Sunday, April 3, 2011

The Statue


I was reading Jenny's post about the statue and the question as to whether the statue was real or not. It got me thinking about the fact that "we see what we want to see"...usually- or sometimes we see exactly what we DON'T want to see. Either way, the mind and the imagination are so complex that what we think we are seeing as real are really just figments of our imagination. Jenny also asked why Shakespeare would create such a statue with wrinkles, etc. with age comes beauty and wisdom (or so I like to believe) For me the statue represented not a perfect image but an image of flaws and imperfections (mirroring Leontes' own qualities.

I can't help but think though that Hermione and Paulina were staging some sort of clever plan to get Leontes to want Hermione. It reminds me of a really depressing country song my sister told me to listen to ("If I die young")...part of the song goes:

"A penny for my thoughts, oh no I’ll sell them for a dollar,
They're worth so much more after I’m a goner
And maybe then you’ll hear the words I've been singin’
Funny when you're dead how people start listenin’"

It's just like real life! Leontes doesn't realize her worth until she is gone (or so he thinks) and then when he sees that she is resurrected he wants her back. Does love have no worth until it is lost? That is what it seems to be, tragedy or comedy. Love has to become nothing before it really becomes something.

Tying back to my previous post, I am thinking about how much a statue stands for remembrance. We have a statue to remember a person by, yet we also have this disconnectedness through the aging process- she is both known and unknown. This helped me to create my own vision of the statue and allowing room for imagination to flow. Is it real or not? Why is she imperfect? Let's see how far our imaginations can go...

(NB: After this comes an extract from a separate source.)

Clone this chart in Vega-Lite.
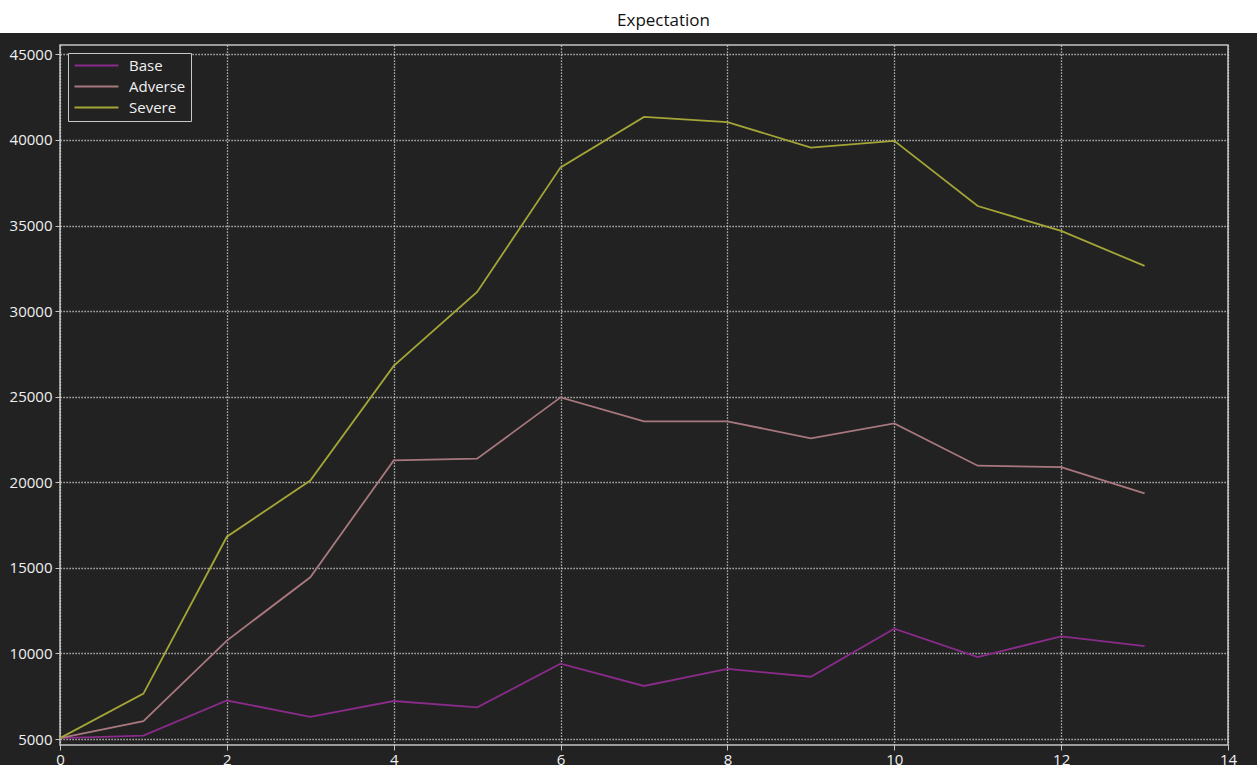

Another part I loved, that could have blown right past me:
"she thrice bowed before me,
And, gasping to begin some speech, her eyes
Became two spouts"

There is such a fine line between dreams and reality. Dreams foster imagination, they show us what is both real and not, creating these false emotions in what I like to call "the other life". To me, my dreams are my other life. I am there in them, I especially felt this in the summer when I dreamt of something absolutely horrible, something I had never experienced and wish I hadn't. Just 2 hours after I woke, this horrible "dream" was a reality. To feel such emotion and disturbance through dreams is something I will never truly be able to explain.

So, I continue to ask, what in Shakespeare is real and what is not?! I can never quite tell. Thankfully, shakespeare is a supporter of dreaming and imagination so I will continue to wonder and create while reading his works.